We all wish that our stay on this earth could be an a la carte menu. Run your finger happily down the list of offered items. Pick a perfect spouse, choose ideal children, check off the boxes for a wonderful job, house, income, social circle. And then sit down to enjoy the meal of your life!

But Hashem didn’t set it up that way. Being a compassionate G-d, He certainly showers us with all sorts of blessings every day of our lives. But we don’t get to choose the menu. We only get to accept what we’re served and try to consume it gracefully and gratefully. The alternative is to live out our lives pickled in vinegary regret, our eyes fixed on dreams and wishes that have no hold over what is.

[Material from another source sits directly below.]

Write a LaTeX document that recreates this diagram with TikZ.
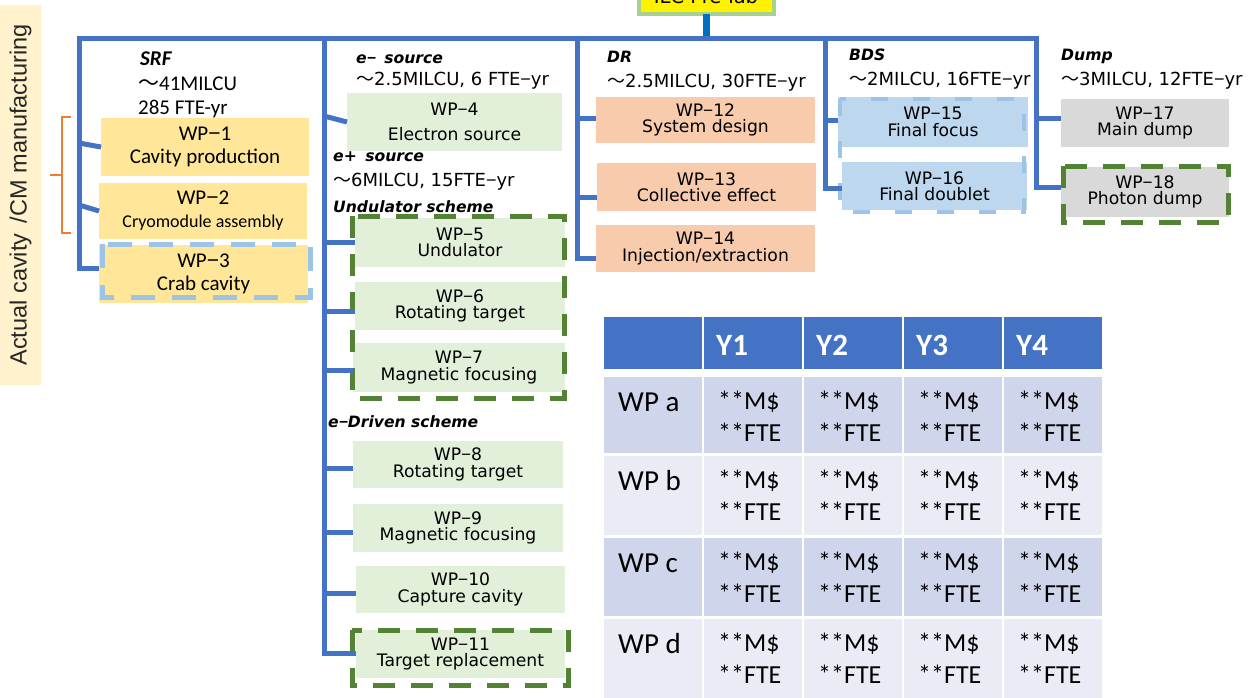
\documentclass[tikz,border=0pt]{standalone}
\usepackage{fontspec}
\setmainfont{DejaVu Sans}
\newfontfamily\gothfont{DejaVu Sans}
\newfontfamily\calfont{Carlito}
\newfontfamily\arialfont{Liberation Sans}
\newfontfamily\cjkfont{Noto Sans CJK JP}

% small helpers
\newcommand\wave{{\cjkfont ～}}
\newcommand\mns{{\arialfont −}}
\newcommand\srffnt{\calfont\fontsize{21}{23}\selectfont}
\newcommand\boxfnt{\gothfont\fontsize{17.2}{16.5}\selectfont\lineskiplimit=-40pt\lineskip=0pt\relax}
\newcommand\boxfntw{\gothfont\fontsize{17.2}{25}\selectfont}
\newcommand\hdrfnt{\gothfont\fontsize{18}{20}\selectfont}
\newcommand\hditfnt{\gothfont\bfseries\itshape\fontsize{15.6}{18}\selectfont}

% box given by its corners: name, style, x1, y1, x2, y2, text
\newcommand\wpnode[7]{%
  \node[#2, minimum width={(#5)-(#3)}, minimum height={(#6)-(#4)}]
    (#1) at ({((#3)+(#5))/2},{((#4)+(#6))/2}) {#7};}

\definecolor{busblue}{HTML}{4472C4}
\definecolor{rootblue}{HTML}{0070C0}
\definecolor{srfyellow}{HTML}{FFE699}
\definecolor{srcgreen}{HTML}{E2F0D9}
\definecolor{drorange}{HTML}{F8CBAD}
\definecolor{bdsblue}{HTML}{BDD7EE}
\definecolor{bdsdash}{HTML}{9DC3E6}
\definecolor{dumpgray}{HTML}{D9D9D9}
\definecolor{dashgreen}{HTML}{548235}
\definecolor{ilcgreen}{HTML}{A9D18E}
\definecolor{sidebeige}{HTML}{FFF2CC}
\definecolor{braceorange}{HTML}{ED7D31}
\definecolor{hdrblue}{HTML}{4472C4}
\definecolor{rowdark}{HTML}{CFD5EA}
\definecolor{rowlight}{HTML}{E9EBF5}

\tikzset{
  bus/.style={draw=busblue, line width=5pt},
  rootlink/.style={draw=rootblue, line width=7pt},
  wpbox/.style={rectangle, inner sep=0pt, outer sep=0pt, align=center, text=black},
  srfbox/.style={wpbox, fill=srfyellow, font=\srffnt},
  greenbox/.style={wpbox, fill=srcgreen, font=\boxfnt},
  drbox/.style={wpbox, fill=drorange, font=\boxfnt},
  bdsbox/.style={wpbox, fill=bdsblue, font=\boxfnt},
  dumpbox/.style={wpbox, fill=dumpgray, font=\boxfnt},
  frameblue/.style={draw=bdsdash, line width=5pt, dash pattern=on 24pt off 17pt},
  framebds/.style={draw=bdsdash, line width=4pt, dash pattern=on 17pt off 25pt},
  framegreen/.style={draw=dashgreen, line width=5pt, dash pattern=on 22pt off 16pt},
  hdr/.style={anchor=base west, inner sep=0pt, font=\hdrfnt},
  hdrit/.style={anchor=base west, inner sep=0pt, font=\hditfnt},
  srfhdr/.style={anchor=base west, inner sep=0pt, font=\srffnt},
  cellbox/.style={rectangle, inner sep=0pt, outer sep=0pt},
  thead/.style={anchor=base west, inner sep=0pt, text=white, font=\calfont\bfseries\fontsize{31}{31}\selectfont},
  tlab/.style={anchor=base west, inner sep=0pt, font=\calfont\fontsize{29}{29}\selectfont},
  tval/.style={anchor=base west, inner sep=0pt, font=\calfont\fontsize{26}{26}\selectfont},
}

\begin{document}
\begin{tikzpicture}[x=1pt, y=-1pt]
\useasboundingbox (0,0) rectangle (1250,697);
\begin{scope}
\clip (0,0) rectangle (1250,697);

% side label and its brace
\node[rotate=90, fill=sidebeige, minimum width=380pt, minimum height=41pt, inner sep=0pt,
      text=black!85, font=\arialfont\fontsize{23.5}{23.5}\selectfont]
  (side) at (20.5,195) {Actual cavity \,/CM manufacturing};
\draw[braceorange, line width=2.5pt] (71,117) -- (62,117) -- (62,233) -- (71,233);
\draw[braceorange, line width=2.5pt] (62,175) -- (50,175);

% root box
\node[rectangle, fill=yellow, draw=ilcgreen, line width=4pt, inner sep=0pt, outer sep=0pt,
      minimum width=135pt, minimum height=46pt] (ilc) at (706,-9) {};
\node[anchor=base, inner sep=0pt, font=\gothfont\fontsize{19.5}{20}\selectfont]
  (ilctext) at (706,3) {ILC Pre-lab};

% group headers
\node[srfhdr, font=\calfont\bfseries\itshape\fontsize{21}{23}\selectfont] (h-srf) at (140,65) {SRF};
\node[srfhdr] (h-srf2) at (138,90) {\wave41MILCU};
\node[srfhdr] (h-srf3) at (138,114) {285 FTE-yr};

\node[hdrit] (h-em) at (356,63) {e\mns\hspace{3pt} source};
\node[hdr] (h-em2) at (356,85) {\wave2.5MILCU, 6 FTE\mns yr};
\node[hdrit] (h-ep) at (333,161) {e+\hspace{3pt} source};
\node[hdr] (h-ep2) at (333,186) {\wave6MILCU, 15FTE\mns yr};
\node[hdrit] (h-und) at (333,212) {Undulator scheme};
\node[hdrit] (h-edr) at (328,427) {e\mns Driven scheme};

\node[hdrit] (h-dr) at (607,62) {DR};
\node[hdr] (h-dr2) at (607,87) {\wave2.5MILCU, 30FTE\mns yr};
\node[hdrit] (h-bds) at (849,60) {BDS};
\node[hdr] (h-bds2) at (849,85) {\wave2MILCU, 16FTE\mns yr};
\node[hdrit] (h-dump) at (1061,60) {Dump};
\node[hdr] (h-dump2) at (1061,85) {\wave3MILCU, 12FTE\mns yr};

% SRF work packages
\wpnode{wp1}{srfbox}{101}{118}{309}{176}{WP\mns 1\\Cavity production}
\wpnode{wp2}{srfbox}{99}{183}{307}{239}{WP\mns 2\\{\fontsize{18}{23}\selectfont Cryomodule assembly}}
\wpnode{wp3}{srfbox}{99}{245}{308}{303}{WP\mns 3\\Crab cavity}
\draw[frameblue] (102,244) rectangle (310,297);

% source work packages
\wpnode{wp4}{greenbox, font=\boxfntw}{347}{93}{562}{151}{WP\mns 4\\Electron source}
\wpnode{wp5}{greenbox}{355}{218}{565}{267}{WP\mns 5\\Undulator}
\wpnode{wp6}{greenbox}{355}{282}{565}{330}{WP\mns 6\\Rotating target}
\wpnode{wp7}{greenbox}{353}{343}{565}{392}{WP\mns 7\\Magnetic focusing}
\draw[framegreen] (352,216) rectangle (564,398);
\wpnode{wp8}{greenbox}{353}{441}{563}{488}{WP\mns 8\\Rotating target}
\wpnode{wp9}{greenbox}{353}{504}{563}{552}{WP\mns 9\\Magnetic focusing}
\wpnode{wp10}{greenbox}{356}{566}{565}{613}{WP\mns 10\\Capture cavity}
\wpnode{wp11}{greenbox}{356}{630}{565}{678}{WP\mns 11\\Target replacement}
\draw[framegreen] (352,630) rectangle (568,685);

% DR work packages
\wpnode{wp12}{drbox}{596}{97}{815}{143}{WP\mns 12\\System design}
\wpnode{wp13}{drbox}{597}{163}{816}{211}{WP\mns 13\\Collective effect}
\wpnode{wp14}{drbox}{596}{225}{815}{272}{WP\mns 14\\Injection/extraction}

% BDS work packages
\wpnode{wp15}{bdsbox}{838}{97}{1028}{147}{WP\mns 15\\Final focus}
\wpnode{wp16}{bdsbox}{842}{162}{1027}{210}{WP\mns 16\\Final doublet}
\draw[framebds] (840,99) rectangle (1024,212);

% dump work packages
\wpnode{wp17}{dumpbox}{1061}{99}{1229}{147}{WP\mns 17\\Main dump}
\wpnode{wp18}{dumpbox}{1061}{167}{1229}{217}{WP\mns 18\\Photon dump}
\draw[framegreen] (1063,166) rectangle (1228,222);

% tree connectors
\coordinate (bus-l) at (79,38);
\coordinate (bus-r) at (1036,38);
\coordinate (t1) at (79,143);
\coordinate (t2) at (79,205);
\coordinate (t3) at (79,268);
\coordinate (t4) at (324,116);
\coordinate (t5) at (324,242);
\coordinate (t6) at (324,311);
\coordinate (t7) at (324,370);
\coordinate (t8) at (324,468);
\coordinate (t9) at (324,532);
\coordinate (t10) at (324,593);
\coordinate (t11) at (324,653);
\coordinate (t12) at (577,118);
\coordinate (t13) at (577,197);
\coordinate (t14) at (577,258);
\coordinate (t15) at (825,120);
\coordinate (t16) at (825,188);
\coordinate (t17) at (1036,118);
\coordinate (t18) at (1036,187);

\draw[rootlink] (ilc.south) -- (ilc.south |- bus-l);
\draw[bus] (t3 -| wp3.west) -- (t3) -- (bus-l) -- (bus-r) -- (t18) -- (t18 -| wp18.west);
\draw[bus] (t11 |- bus-l) -- (t11) -- (t11 -| wp11.west);
\draw[bus] (t14 |- bus-l) -- (t14) -- (t14 -| wp14.west);
\draw[bus] (t16 |- bus-l) -- (t16) -- (t16 -| wp16.west);
\draw[bus] (t1) -- (wp1.west);
\draw[bus] (t2) -- (wp2.west);
\draw[bus] (t4) -- (wp4.west);
\foreach \k in {5,6,7,8,9,10,12,13,15,17} {
  \draw[bus] (t\k) -- (t\k -| wp\k.west);
}

% yearly resource table
\wpnode{hd0}{cellbox, fill=hdrblue}{604}{317}{702}{369}{}
\foreach \c/\lab in {1/Y1, 2/Y2, 3/Y3, 4/Y4} {
  \pgfmathsetmacro\xl{604+100*\c}
  \wpnode{hd\c}{cellbox, fill=hdrblue}{\xl}{317}{\xl+98}{369}{}
  \node[thead] (yl\c) at (\xl+12,355) {\lab};
}
\foreach \r/\lab/\top/\bot/\rc in {1/a/377/453/rowdark, 2/b/456/535/rowlight,
                                   3/c/538/616/rowdark, 4/d/619/720/rowlight} {
  \wpnode{row\r}{cellbox, fill=\rc}{604}{\top}{702}{\bot}{}
  \node[tlab] (wpl\r) at (618,\top+34) {WP \lab};
  \foreach \c in {1,2,3,4} {
    \pgfmathsetmacro\xl{604+100*\c}
    \wpnode{cell\r\c}{cellbox, fill=\rc}{\xl}{\top}{\xl+98}{\bot}{}
    \node[tval] (m\r\c) at (\xl+14,\top+32) {**M\$};
    \node[tval] (f\r\c) at (\xl+14,\top+64) {**FTE};
  }
}
\end{scope}
\end{tikzpicture}
\end{document}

So we try to push away our sad or indignant reactions, and to accept Hashem’s will. We strain to discern chinks of light in the darkness. And somewhere in the middle of all of this, something magical happens. It’s not that we forget the hopes and dreams we once had. Of course we’d prefer a dinner whose every ingredient resonates with our personal tastes. But at some point, if we’re at all spiritually attuned, we look down at our heaped plates and realize that our loving Parent has filled it with the kind of nourishment we most urgently need. And that even a dish which we didn’t order, would never have dreamed of ordering, can be chock-full of surprising flavor.

Hakadosh Boruch Hu is the Master Chef that composes the perfect meal for each and every one of His children. We may have walked into the restaurant hoping for a different sort of fare. In our disappointment, we may struggle with an initial response of fury or melancholy.

We may not like the look of the food on our plates. We may have wished for something different. But when the smoke clears and we can move past that first, intense, emotional reaction, I think we’ll realize that He knows what we need far better than we do.

And, realizing that, there’s just one response that makes any sense at all: pick up your fork, fill your heart with trust in His infinite benevolence… and eat up!